Although Jack is initially presented as the irresponsible parent, his turn at taking care of the children goes smoothly. When it’s Melanie’s turn, however, she loses Jack’s daughter and ends up standing on cars screaming the girl’s name as rain pours down and her mascara runs. Jack finds out, of course, and uses the incident to make Melanie admit her deficiencies, flaws, and need for help.
Similarly, when Jack is pulled in two directions by work and family, the crisis passes relatively painlessly: He soothes his unhappy daughter by buying her a kitten and makes it to his press conference on time. Melanie’s moment of conflict, on the other hand, is very public.
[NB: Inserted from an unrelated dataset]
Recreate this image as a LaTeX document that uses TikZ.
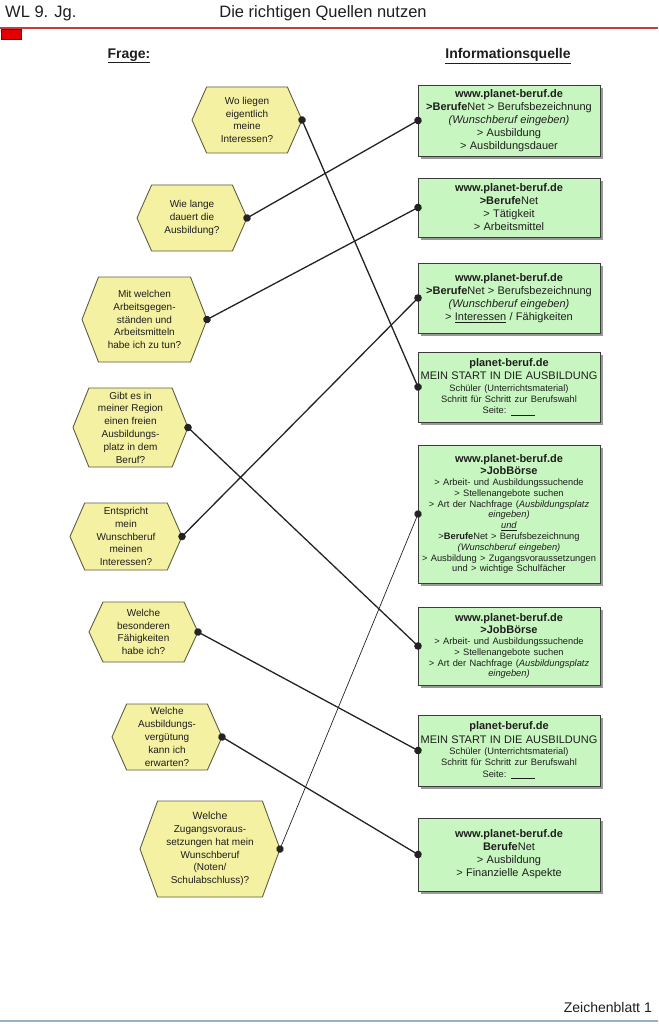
\documentclass[tikz,border=0pt]{standalone}
\usepackage{fontspec}
\setmainfont{Liberation Sans}
\usetikzlibrary{arrows.meta,shadows,backgrounds}
\definecolor{hexfill}{RGB}{245,241,162}
\definecolor{hexline}{RGB}{95,95,70}
\definecolor{boxfill}{RGB}{200,246,192}
\definecolor{boxline}{RGB}{60,60,60}
\definecolor{txt}{RGB}{30,30,30}
\definecolor{conncol}{RGB}{35,35,35}
\definecolor{redline}{RGB}{200,60,60}
\definecolor{redbox}{RGB}{228,0,0}
\definecolor{bottomline}{RGB}{150,178,200}
\newcommand\fT{\fontsize{11}{13}\selectfont}
\newcommand\fS{\fontsize{9.3}{10.8}\selectfont}
\newcommand\fM{\fontsize{9.3}{11.2}\selectfont}
\newcommand\hexq[5]{%
  \node[qtext, minimum width=#3pt, minimum height=#4pt] (#1) at (#2) {#5};
  \begin{pgfonlayer}{background}
  \pgfmathsetmacro\hxi{8+0.1*#4}
  \fill[black!25, xshift=2pt, yshift=-2pt] (#1.west) -- ([xshift=\hxi pt]#1.north west) -- ([xshift=-\hxi pt]#1.north east) -- (#1.east) -- ([xshift=-\hxi pt]#1.south east) -- ([xshift=\hxi pt]#1.south west) -- cycle;
  \draw[qhex] (#1.west) -- ([xshift=\hxi pt]#1.north west) -- ([xshift=-\hxi pt]#1.north east) -- (#1.east) -- ([xshift=-\hxi pt]#1.south east) -- ([xshift=\hxi pt]#1.south west) -- cycle;
  \end{pgfonlayer}}
\begin{document}
\begin{tikzpicture}[x=1pt,y=-1pt,
  qtext/.style={inner sep=0pt, outer sep=0pt, align=center, text=txt,
    font=\fontsize{10}{12.8}\selectfont},
  qhex/.style={draw=hexline, fill=hexfill, line width=0.9pt, line join=round},
  src/.style={draw=boxline, fill=boxfill, line width=0.8pt, inner xsep=0pt,
    inner ysep=2pt, outer sep=0pt, text width=182pt, minimum width=182pt,
    align=center, text=txt,
    drop shadow={shadow xshift=3pt, shadow yshift=-3pt, fill=black!40, opacity=1}},
  conn/.style={draw=conncol, line width=1.3pt,
    {Circle[length=7.5pt]}-{Circle[length=7.5pt]},
    shorten <=-3.75pt, shorten >=-3.75pt},
  thinconn/.style={conn, line width=0.7pt},
  hdr/.style={inner sep=0pt, text=txt},
]
\useasboundingbox (0,0) rectangle (658,1024);

% header
\node[hdr, anchor=west, font=\fontsize{16.5}{18}\selectfont] (wl) at (5,13) {WL 9. Jg.};
\node[hdr, font=\fontsize{16.5}{18}\selectfont] (title) at (323,13) {Die richtigen Quellen nutzen};
\draw[redline, line width=1.2pt] (0,28) -- (658,28);
\node[draw=red!50!black, fill=redbox, line width=0.6pt, minimum width=20pt, minimum height=10pt, inner sep=0pt] (mark) at (11,34) {};
\node[hdr, font=\fontsize{14}{16}\selectfont\bfseries] (frage) at (129,56) {\underline{Frage:}};
\node[hdr, font=\fontsize{14}{16}\selectfont\bfseries] (info) at (508,56) {\underline{Informationsquelle}};

% questions
\hexq{q1}{247,120}{110}{66}{Wo liegen\\eigentlich\\meine\\Interessen?}
\hexq{q2}{192,218}{110}{66}{Wie lange\\dauert die\\Ausbildung?}
\hexq{q3}{144.5,319.5}{125}{85}{Mit welchen\\Arbeitsgegen-\\ständen und\\Arbeitsmitteln\\habe ich zu tun?}
\hexq{q4}{130.5,427.5}{115}{79}{Gibt es in\\meiner Region\\einen freien\\Ausbildungs-\\platz in dem\\Beruf?}
\hexq{q5}{126,536.5}{112}{67}{Entspricht\\mein\\Wunschberuf\\meinen\\Interessen?}
\hexq{q6}{143.5,632}{109}{60}{Welche\\besonderen\\Fähigkeiten\\habe ich?}
\hexq{q7}{167,737}{110}{66}{Welche\\Ausbildungs-\\vergütung\\kann ich\\erwarten?}
\hexq{q8}{210,849}{140}{96}{\fontsize{10.5}{13}\selectfont Welche\\Zugangsvoraus-\\setzungen hat mein\\Wunschberuf\\(Noten/\\Schulabschluss)?}

% sources
\node[src, minimum height=71pt] (s1) at (509,120.5) {\fT\textbf{www.planet-beruf.de}\par
  \textbf{>Berufe}Net > Berufsbezeichnung\par
  \textit{(Wunschberuf eingeben)}\par
  > Ausbildung\par > Ausbildungsdauer\par};
\node[src, minimum height=59pt] (s2) at (509,207.5) {\fT\textbf{www.planet-beruf.de}\par
  \textbf{>Berufe}Net\par > Tätigkeit\par > Arbeitsmittel\par};
\node[src, minimum height=70pt] (s3) at (509,298) {\fT\textbf{www.planet-beruf.de}\par
  \textbf{>Berufe}Net > Berufsbezeichnung\par
  \textit{(Wunschberuf eingeben)}\par
  > \underline{Interessen} / Fähigkeiten\par};
\node[src, minimum height=70pt] (s4) at (509,387) {{\fontsize{11}{13.5}\selectfont\textbf{planet-beruf.de}\par
  MEIN START IN DIE AUSBILDUNG\par}
  {\fM Schüler (Unterrichtsmaterial)\par Schritt für Schritt zur Berufswahl\par Seite: \underline{\hspace{24pt}}\par}};
\node[src, minimum height=138pt] (s5) at (509,514) {{\fontsize{11}{12.5}\selectfont\textbf{www.planet-beruf.de}\par
  \textbf{>JobBörse}\par}
  {\fS > Arbeit- und Ausbildungssuchende\par
  > Stellenangebote suchen\par
  > Art der Nachfrage (\textit{Ausbildungsplatz}\par
  \textit{eingeben)}\par
  \underline{\textit{und}}\par
  >\textbf{Berufe}Net > Berufsbezeichnung\par
  \textit{(Wunschberuf eingeben)}\par
  > Ausbildung > Zugangsvoraussetzungen\par
  und > wichtige Schulfächer\par}};
\node[src, minimum height=78pt] (s6) at (509,646) {{\fontsize{11}{12.5}\selectfont\textbf{www.planet-beruf.de}\par
  \textbf{>JobBörse}\par}
  {\fS > Arbeit- und Ausbildungssuchende\par
  > Stellenangebote suchen\par
  > Art der Nachfrage (\textit{Ausbildungsplatz}\par
  \textit{eingeben)}\par}};
\node[src, minimum height=71pt] (s7) at (509,750.5) {{\fontsize{11}{13.5}\selectfont\textbf{planet-beruf.de}\par
  MEIN START IN DIE AUSBILDUNG\par}
  {\fM Schüler (Unterrichtsmaterial)\par Schritt für Schritt zur Berufswahl\par Seite: \underline{\hspace{24pt}}\par}};
\node[src, minimum height=73pt] (s8) at (509,854.5) {\fT\textbf{www.planet-beruf.de}\par
  \textbf{Berufe}Net\par > Ausbildung\par > Finanzielle Aspekte\par};

% connectors
\draw[conn] (q1.east) -- (s4.west);
\draw[conn] (q2.east) -- (s1.west);
\draw[conn] (q3.east) -- (s2.west);
\draw[conn] (q4.east) -- (s6.west);
\draw[conn] (q5.east) -- (s3.west);
\draw[conn] (q6.east) -- (s7.west);
\draw[conn] (q7.east) -- (s8.west);
\draw[thinconn] (q8.east) -- (s5.west);

% footer
\node[hdr, anchor=east, font=\fontsize{14}{16}\selectfont] (blatt) at (652,1007) {Zeichenblatt 1};
\draw[bottomline, line width=2pt] (0,1021) -- (658,1021);
\end{tikzpicture}
\end{document}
Trying to have a quick drink with some important clients, painfully aware that her son is waiting to be taken to his soccer game, Melanie must announce in a quavering, Julia Roberts–worthy speech that her son is more important then these clients’ new business.
One Fine Day
’s magnetism consists of two broken halves irresistibly drawn together to form a whole, asserting that shared parenting can only take place within a nuclear family.
A SINGLE MOM AND HER KIDS ARE BY DEFINITION A FAMILY without a father, and the female-headed household is destruction of the patriarchy at its most basic level. Needless to say, in Hollywood, showing its unproblematic success is still a huge taboo. Contemporary single-mom films are truly reflective of our culture: A massive amount of energy is expended in a desperate attempt to prove that single parenthood is not good enough, even as an ever-increasing number of women parent on their own. (It’s important to note that this anxiety manifests itself onscreen with an almost exclusive focus on white, middle-class single moms, despite the fact that more than one-third of American single moms are women of color. Though this is part and parcel of the overwhelming whiteness of Hollywood in general, it conveniently allows mainstream films to ignore the factors of class and race that are inextricably intertwined with single parenthood.)